Often when someone dies, our memories of them become exaggerated. We remember all of their good traits and focus on them as if they were some kind of superhuman while they walked the earth. Instead of reflecting on their bad qualities and remembering them as they were, it's almost as if we put on blinders and elevate them an angel-like level. In Bridgett M. Davis' Into the Go-Slow, we find 21 year old Angie tracing the footsteps of her deceased sister, Ella, and trying to fit in the missing pieces of the puzzle that she was.
As the youngest of three sisters, Angie witnessed Ella's need to shine in the eyes of their father and her rebellious spirit when dealing with her mother. Middle sister Denise was always sensible.
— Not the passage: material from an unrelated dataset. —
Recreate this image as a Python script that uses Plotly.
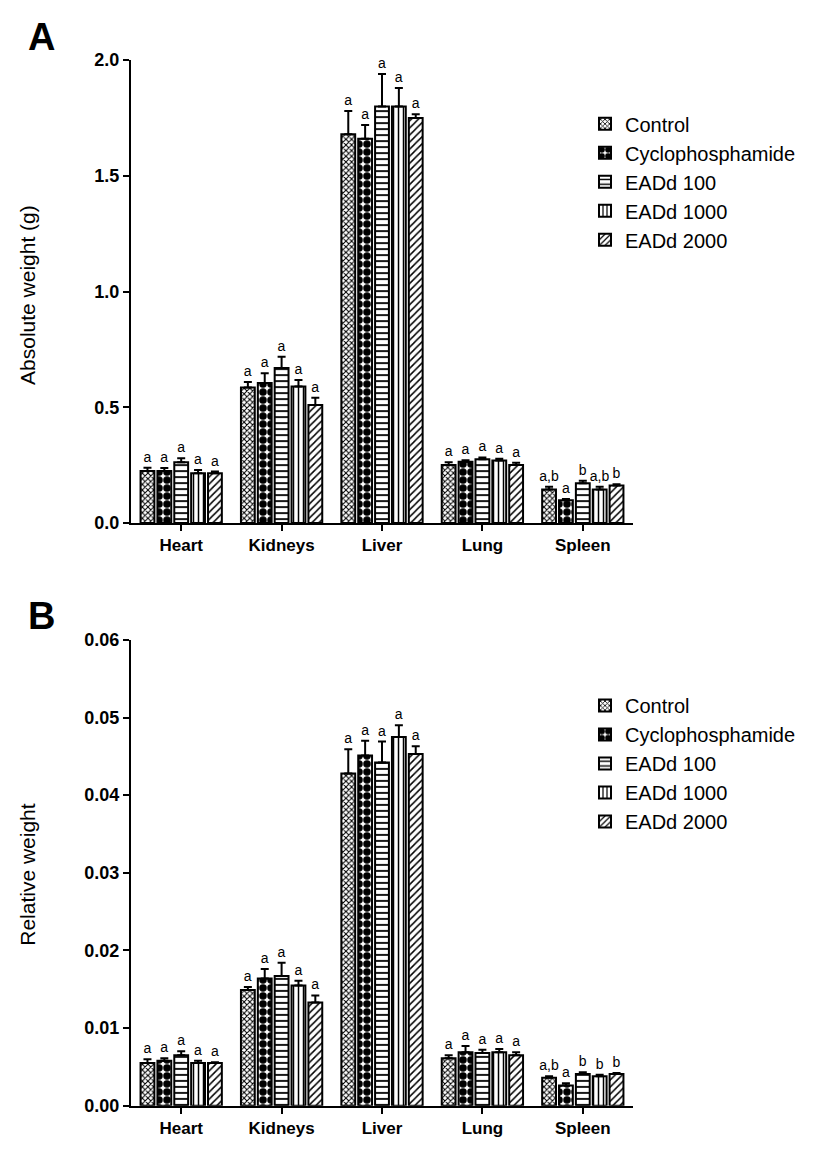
import plotly.graph_objects as go

organs = ["Heart", "Kidneys", "Liver", "Lung", "Spleen"]
groups = ["Control", "Cyclophosphamide", "EADd 100", "EADd 1000", "EADd 2000"]

# Panel A: absolute weight (g) — rows = groups, columns = organs
abs_mean = {
    "Control":          [0.225, 0.585, 1.68, 0.250, 0.145],
    "Cyclophosphamide": [0.225, 0.605, 1.66, 0.265, 0.098],
    "EADd 100":         [0.262, 0.670, 1.80, 0.275, 0.172],
    "EADd 1000":        [0.215, 0.590, 1.80, 0.270, 0.145],
    "EADd 2000":        [0.215, 0.510, 1.75, 0.250, 0.162],
}
abs_err = {
    "Control":          [0.014, 0.024, 0.10, 0.012, 0.011],
    "Cyclophosphamide": [0.012, 0.042, 0.06, 0.006, 0.006],
    "EADd 100":         [0.018, 0.048, 0.14, 0.008, 0.010],
    "EADd 1000":        [0.014, 0.028, 0.08, 0.008, 0.011],
    "EADd 2000":        [0.007, 0.031, 0.016, 0.010, 0.005],
}
abs_letters = {
    "Control":          ["a", "a", "a", "a", "a,b"],
    "Cyclophosphamide": ["a", "a", "a", "a", "a"],
    "EADd 100":         ["a", "a", "a", "a", "b"],
    "EADd 1000":        ["a", "a", "a", "a", "a,b"],
    "EADd 2000":        ["a", "a", "a", "a", "b"],
}

# Panel B: relative weight
rel_mean = {
    "Control":          [0.0055, 0.0149, 0.0428, 0.0061, 0.0036],
    "Cyclophosphamide": [0.0058, 0.0164, 0.0451, 0.0069, 0.0026],
    "EADd 100":         [0.0065, 0.0167, 0.0442, 0.0068, 0.0041],
    "EADd 1000":        [0.0055, 0.0155, 0.0475, 0.0069, 0.0038],
    "EADd 2000":        [0.0055, 0.0133, 0.0453, 0.0065, 0.0041],
}
rel_err = {
    "Control":          [0.0005, 0.0004, 0.0031, 0.0004, 0.0002],
    "Cyclophosphamide": [0.0003, 0.0012, 0.0019, 0.0008, 0.0003],
    "EADd 100":         [0.0005, 0.0017, 0.0027, 0.0004, 0.0002],
    "EADd 1000":        [0.0003, 0.0006, 0.0015, 0.0004, 0.0002],
    "EADd 2000":        [0.0001, 0.0009, 0.0010, 0.0004, 0.0001],
}
rel_letters = {
    "Control":          ["a", "a", "a", "a", "a,b"],
    "Cyclophosphamide": ["a", "a", "a", "a", "a"],
    "EADd 100":         ["a", "a", "a", "a", "b"],
    "EADd 1000":        ["a", "a", "a", "a", "b"],
    "EADd 2000":        ["a", "a", "a", "a", "b"],
}

patterns = {
    "Control":          dict(shape="x", size=4, solidity=0.45),
    "Cyclophosphamide": dict(shape=".", size=8, solidity=0.7),
    "EADd 100":         dict(shape="-", size=6, solidity=0.3),
    "EADd 1000":        dict(shape="|", size=5, solidity=0.3),
    "EADd 2000":        dict(shape="/", size=5, solidity=0.3),
}

FONT = "Arial, 'Liberation Sans', sans-serif"
fig = go.Figure()

def add_panel(mean, err, letters, xa, ya, legend):
    for i, g in enumerate(groups):
        fig.add_trace(go.Bar(
            x=organs, y=mean[g], name=g, xaxis=xa, yaxis=ya,
            offsetgroup=f"s{i}", legend=legend, legendgroup=g,
            marker=dict(color="white", line=dict(color="black", width=2),
                        pattern=dict(fgcolor="black", bgcolor="white",
                                     fillmode="replace", **patterns[g])),
            error_y=dict(type="data", symmetric=False, array=err[g],
                         arrayminus=[0] * len(organs), color="black",
                         thickness=2, width=4),
        ))
    for i, g in enumerate(groups):
        tops = [m + e for m, e in zip(mean[g], err[g])]
        fig.add_trace(go.Bar(
            x=organs, y=tops, xaxis=xa, yaxis=ya, offsetgroup=f"s{i}",
            showlegend=False, hoverinfo="skip",
            marker=dict(color="rgba(0,0,0,0)", line=dict(width=0)),
            text=letters[g], textposition="outside", constraintext="none",
            cliponaxis=False,
            textfont=dict(family=FONT, size=14, color="black"),
            outsidetextfont=dict(family=FONT, size=14, color="black"),
        ))

add_panel(abs_mean, abs_err, abs_letters, "x", "y", "legend")
add_panel(rel_mean, rel_err, rel_letters, "x2", "y2", "legend2")

axis_common = dict(showline=True, linecolor="black", linewidth=2, ticks="outside",
                   ticklen=6, tickwidth=2, tickcolor="black", showgrid=False,
                   zeroline=False)
xtickfont = dict(family=FONT, size=17, color="black", weight="bold")
ytickfont = dict(family=FONT, size=18, color="black", weight="bold")

xdom = [131 / 819, 633 / 819]
legend_common = dict(font=dict(family=FONT, size=20, color="black"),
                     bgcolor="rgba(0,0,0,0)", tracegroupgap=0,
                     xanchor="left", yanchor="top", x=585 / 819)

fig.update_layout(
    width=819, height=1156, margin=dict(l=0, r=0, t=0, b=0),
    paper_bgcolor="white", plot_bgcolor="white",
    barmode="group", bargap=0.16, bargroupgap=0.18,
    showlegend=True,
    xaxis=dict(domain=xdom, anchor="y", range=[-0.5, 4.5], tickfont=xtickfont, **axis_common),
    yaxis=dict(domain=[1 - 522 / 1156, 1 - 51 / 1156], anchor="x", range=[0, 2.0],
               dtick=0.5, tickformat=".1f", tickfont=ytickfont, **axis_common),
    xaxis2=dict(domain=xdom, anchor="y2", range=[-0.5, 4.5], tickfont=xtickfont, **axis_common),
    yaxis2=dict(domain=[1 - 1115 / 1156, 1 - 641 / 1156], anchor="x2", range=[0, 0.06],
                dtick=0.01, tickformat=".2f", tickfont=ytickfont, **axis_common),
    legend=dict(y=1 - 96 / 1156, **legend_common),
    legend2=dict(y=1 - 688 / 1156, **legend_common),
    annotations=[
        dict(text="A", x=41 / 819, y=1 - 27 / 1156, xref="paper", yref="paper",
             xanchor="center", yanchor="middle", showarrow=False,
             font=dict(family=FONT, size=38, color="black", weight="bold")),
        dict(text="B", x=41 / 819, y=1 - 617 / 1156, xref="paper", yref="paper",
             xanchor="center", yanchor="middle", showarrow=False,
             font=dict(family=FONT, size=38, color="black", weight="bold")),
        dict(text="Absolute weight (g)", x=28 / 819, y=1 - 290 / 1156, xref="paper",
             yref="paper", xanchor="center", yanchor="middle", showarrow=False,
             textangle=-90, font=dict(family=FONT, size=21, color="black")),
        dict(text="Relative weight", x=28 / 819, y=1 - 880 / 1156, xref="paper",
             yref="paper", xanchor="center", yanchor="middle", showarrow=False,
             textangle=-90, font=dict(family=FONT, size=21, color="black")),
    ],
)

fig.write_html("out.html")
And baby Angie just fit in where she could, carrying the heavy load of watching Angie tumble off her pedestal and trying to save her when no one else would.
Whether Angie's recollection of Ella is clouded because of her young age at the time of Ella's death or because she engaged in older sibling hero worship, it becomes apparent that the Ella she thought she knew was not the person she really was. Deciding to reconnect with those who really did know Ella, Angie goes to Nigeria to find out what really happened to her in her final days.
From Detroit to Nigeria, Davis takes readers on a sometimes painful, yet engaging, journey. She captures the spirit of the late eighties; a Detroit beginning to crumble under Reaganomics, student activists' newly found awareness of South Africa's apartheid structure, and injustices around the world. She vividly paints a picture of Fela's Nigeria as experienced through Ella and re-told to Angie. And she does it all masterfully.
Published: September 2014
Disclaimer: Copy of book received from publisher, opinions are my own.